It would be nice if, after some champagne and caviar, visiting French President Hollande shared a point or two about supply-side economics with HRM Obama. The WSJ’s Review and Outlook point out here:
The French president’s turnaround hasn’t come a quarter too soon. Mr. Hollande came to office in 2012 with promises that would make new New York Mayor Bill de Blasio blush: a 75% tax rate on high earners, a civil-servant hiring spree and a 12-figure pan-European public-works stimulus. French voters soon came to regret their choice and it’s not hard to see why. Last year foreign direct investment into France plunged 77%, the sharpest drop in the G20 according to the U.N.’s latest figures.
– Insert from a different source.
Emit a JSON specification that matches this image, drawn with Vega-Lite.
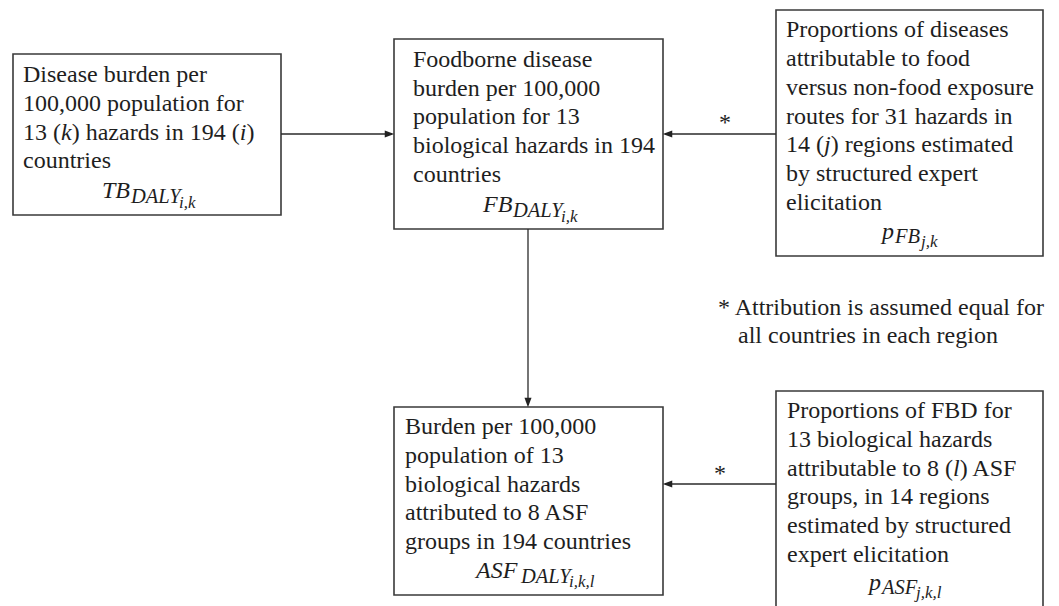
{
  "$schema": "https://vega.github.io/schema/vega-lite/v6.json",
  "width": 1059,
  "height": 606,
  "autosize": {"type": "none"},
  "padding": 0,
  "background": "white",
  "config": {"view": {"stroke": null}},
  "datasets": {
    "boxes": [
      {"id": "TB", "x1": 13, "x2": 281, "y1": 54, "y2": 215},
      {"id": "FB", "x1": 394, "x2": 663, "y1": 39, "y2": 229},
      {"id": "pFB", "x1": 776, "x2": 1043, "y1": 10, "y2": 256},
      {"id": "ASF", "x1": 394, "x2": 663, "y1": 407, "y2": 595},
      {"id": "pASF", "x1": 776, "x2": 1043, "y1": 391, "y2": 640}
    ],
    "arrows": [
      {"x1": 281, "y1": 134, "x2": 392, "y2": 134},
      {"x1": 776, "y1": 134, "x2": 665, "y2": 134},
      {"x1": 528, "y1": 229, "x2": 528, "y2": 405},
      {"x1": 776, "y1": 484, "x2": 665, "y2": 484}
    ],
    "heads": [
      {"x": 389.5, "y": 134, "dir": "right"},
      {"x": 667.5, "y": 134, "dir": "left"},
      {"x": 528, "y": 402.5, "dir": "down"},
      {"x": 667.5, "y": 484, "dir": "left"}
    ],
    "body": [
      {"t": "Disease burden per", "x": 23, "y": 82},
      {"t": "100,000 population for", "x": 23, "y": 111},
      {"t": "13 (", "x": 23, "y": 140},
      {"t": ") hazards in 194 (", "x": 71.7, "y": 140},
      {"t": ")", "x": 246.4, "y": 140},
      {"t": "countries", "x": 23, "y": 168},
      {"t": "Foodborne disease", "x": 413, "y": 67},
      {"t": "burden per 100,000", "x": 413, "y": 96},
      {"t": "population for 13", "x": 413, "y": 124},
      {"t": "biological hazards in 194", "x": 413, "y": 153},
      {"t": "countries", "x": 413, "y": 182},
      {"t": "Proportions of diseases", "x": 786, "y": 37},
      {"t": "attributable to food", "x": 786, "y": 66},
      {"t": "versus non-food exposure", "x": 786, "y": 95},
      {"t": "routes for 31 hazards in", "x": 786, "y": 124},
      {"t": "14 (", "x": 786, "y": 152},
      {"t": ") regions estimated", "x": 830.7, "y": 152},
      {"t": "by structured expert", "x": 786, "y": 181},
      {"t": "elicitation", "x": 786, "y": 210},
      {"t": "Burden per 100,000", "x": 405, "y": 434},
      {"t": "population of 13", "x": 405, "y": 463},
      {"t": "biological hazards", "x": 405, "y": 492},
      {"t": "attributed to 8 ASF", "x": 405, "y": 520},
      {"t": "groups in 194 countries", "x": 405, "y": 549},
      {"t": "Proportions of FBD for", "x": 787, "y": 418},
      {"t": "13 biological hazards", "x": 787, "y": 447},
      {"t": "attributable to 8 (", "x": 787, "y": 476},
      {"t": ") ASF", "x": 959.7, "y": 476},
      {"t": "groups, in 14 regions", "x": 787, "y": 504},
      {"t": "estimated by structured", "x": 787, "y": 533},
      {"t": "expert elicitation", "x": 787, "y": 562},
      {"t": "* Attribution is assumed equal for", "x": 718, "y": 315},
      {"t": "all countries in each region", "x": 738, "y": 343}
    ],
    "ital": [
      {"t": "k", "x": 61, "y": 140},
      {"t": "i", "x": 239.7, "y": 140},
      {"t": "j", "x": 824, "y": 152},
      {"t": "l", "x": 953, "y": 476}
    ],
    "stars": [
      {"t": "*", "x": 725, "y": 130},
      {"t": "*", "x": 720, "y": 481}
    ],
    "math": [
      {"t": "TB", "x": 102, "y": 198, "level": 0},
      {"t": "DALY", "x": 131, "y": 203, "level": 1},
      {"t": "i,k", "x": 179, "y": 208, "level": 2},
      {"t": "FB", "x": 483, "y": 212, "level": 0},
      {"t": "DALY", "x": 513, "y": 217, "level": 1},
      {"t": "i,k", "x": 561, "y": 222, "level": 2},
      {"t": "p", "x": 882, "y": 239, "level": 0},
      {"t": "FB", "x": 895, "y": 243, "level": 1},
      {"t": "j,k", "x": 921, "y": 247, "level": 2},
      {"t": "ASF", "x": 476, "y": 578, "level": 0},
      {"t": "DALY", "x": 521, "y": 583, "level": 1},
      {"t": "i,k,l", "x": 569, "y": 587, "level": 2},
      {"t": "p", "x": 869, "y": 590, "level": 0},
      {"t": "ASF", "x": 882, "y": 594, "level": 1},
      {"t": "j,k,l", "x": 916, "y": 598, "level": 2}
    ]
  },
  "layer": [
    {
      "data": {"name": "boxes"},
      "mark": {"type": "rect", "fill": "white", "stroke": "#3a3a3a", "strokeWidth": 1.6, "clip": true},
      "encoding": {
        "x": {"field": "x1", "type": "quantitative", "scale": {"domain": [0, 1059], "nice": false, "zero": false}, "axis": null},
        "x2": {"field": "x2"},
        "y": {"field": "y1", "type": "quantitative", "scale": {"domain": [0, 606], "reverse": true, "nice": false, "zero": false}, "axis": null},
        "y2": {"field": "y2"}
      }
    },
    {
      "data": {"name": "arrows"},
      "mark": {"type": "rule", "stroke": "#2a2a2a", "strokeWidth": 1.3},
      "encoding": {
        "x": {"field": "x1", "type": "quantitative", "axis": null},
        "x2": {"field": "x2"},
        "y": {"field": "y1", "type": "quantitative", "axis": null},
        "y2": {"field": "y2"}
      }
    },
    {
      "data": {"name": "heads"},
      "mark": {"type": "point", "filled": true, "fill": "#222222", "opacity": 1, "strokeWidth": 0},
      "encoding": {
        "x": {"field": "x", "type": "quantitative", "axis": null},
        "y": {"field": "y", "type": "quantitative", "axis": null},
        "shape": {"field": "dir", "type": "nominal", "legend": null,
          "scale": {"domain": ["right", "left", "down"], "range": ["M1,0L-1,-0.75L-1,0.75Z", "M-1,0L1,-0.75L1,0.75Z", "M0,1L-0.75,-1L0.75,-1Z"]}},
        "size": {"value": 90}
      }
    },
    {
      "data": {"name": "body"},
      "mark": {"type": "text", "font": "Liberation Serif", "fontSize": 24, "align": "left", "baseline": "alphabetic", "fill": "#1e1e1e"},
      "encoding": {
        "x": {"field": "x", "type": "quantitative", "axis": null},
        "y": {"field": "y", "type": "quantitative", "axis": null},
        "text": {"field": "t"}
      }
    },
    {
      "data": {"name": "ital"},
      "mark": {"type": "text", "font": "Liberation Serif", "fontSize": 24, "fontStyle": "italic", "align": "left", "baseline": "alphabetic", "fill": "#1e1e1e"},
      "encoding": {
        "x": {"field": "x", "type": "quantitative", "axis": null},
        "y": {"field": "y", "type": "quantitative", "axis": null},
        "text": {"field": "t"}
      }
    },
    {
      "data": {"name": "stars"},
      "mark": {"type": "text", "font": "Liberation Serif", "fontSize": 24, "align": "center", "baseline": "alphabetic", "fill": "#1e1e1e"},
      "encoding": {
        "x": {"field": "x", "type": "quantitative", "axis": null},
        "y": {"field": "y", "type": "quantitative", "axis": null},
        "text": {"field": "t"}
      }
    },
    {
      "data": {"name": "math"},
      "mark": {"type": "text", "font": "Liberation Serif", "fontStyle": "italic", "align": "left", "baseline": "alphabetic", "fill": "#1e1e1e"},
      "encoding": {
        "x": {"field": "x", "type": "quantitative", "axis": null},
        "y": {"field": "y", "type": "quantitative", "axis": null},
        "text": {"field": "t"},
        "size": {"field": "level", "type": "ordinal", "legend": null, "scale": {"domain": [0, 1, 2], "range": [24, 17, 13]}}
      }
    }
  ]
}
The Hollande administration will have to do more if it wants better than the meager growth now projected for 2014. Eliminating the 35-hour-workweek would be a good place to start. Mandatory leisure time and catch-all welfare have led to an official 11% unemployment rate in France and a booming black market for labor.
But at least his recent rhetoric is promising. Mr. Hollande, a Socialist by party affiliation, has started calling himself a “Social Democrat.” We’re old enough to remember that a former French President, François Mitterrand, underwent a similar metamorphosis 30 years ago, with politically attractive results. Maybe Mr. Hollande can do likewise, and educate Mr. Obama along the way.